Suddenly I’m thinking about all the guys I met years ago in backrooms in New York when I was a hooker, and then if we had a conversation afterwards they would ask what do you do, and then when I told them they were shocked. Unfortunately, gay culture has only become more hypocritical since then.

It’s not a good feeling when you’re sitting on the toilet and it starts to overflow. This is not a metaphor. Since I might be running late, I better check the bus schedule again, and then write about it. Okay, I’m about to leave the house, so I better check the weather again. Okay, I checked the bus schedule again. Obviously, I better change into green socks before leaving. We make art from our neuroses, do but do we make neuroses from our art? In this dream, I’m looking at the paint job in the park, and it’s the clumpiest thing I’ve ever seen, but then I realize all of the protruding parts at the bottom, they’re swans.

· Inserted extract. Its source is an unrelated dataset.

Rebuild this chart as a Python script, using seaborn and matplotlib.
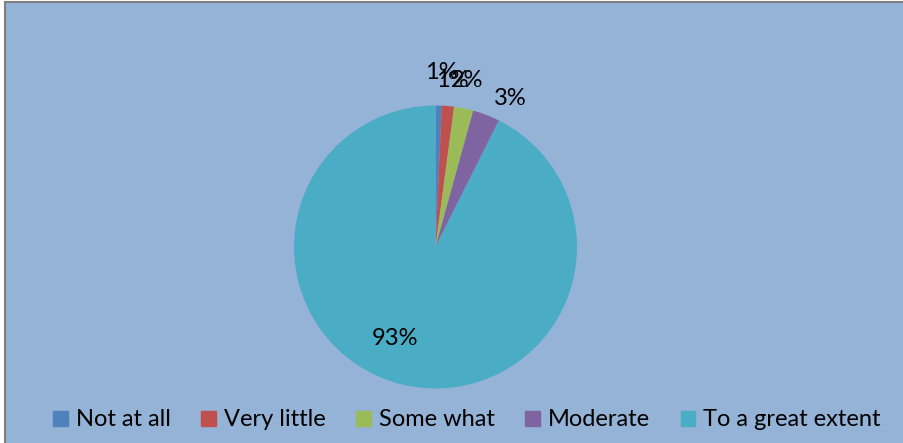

There’s something about the smell of the shiitake mushrooms cooking with the quinoa in vegetable stock that makes me think this might be a good day, which probably means I’m feeling a bit delusional. The best thing about the rain is the fresh air. I open the window, and there’s a gust of fabric softener hell—this is my bedroom, what I’m sleeping with, this headache. Okay, I’ll open the other window. If we lived in a better world, fabric softener would be abolished from the face of the earth, but instead we’re still dealing with the meltdown at Fukushima. But, wait—there’s a computer on the phone with me, making a special offer on air duct cleaning. There are no air ducts in my apartment—I’m so glad I picked up the phone. Indecision is definitely a sign of indecision. Still not sure what it means when I say how are you to someone on the street and she says: I’m blessed.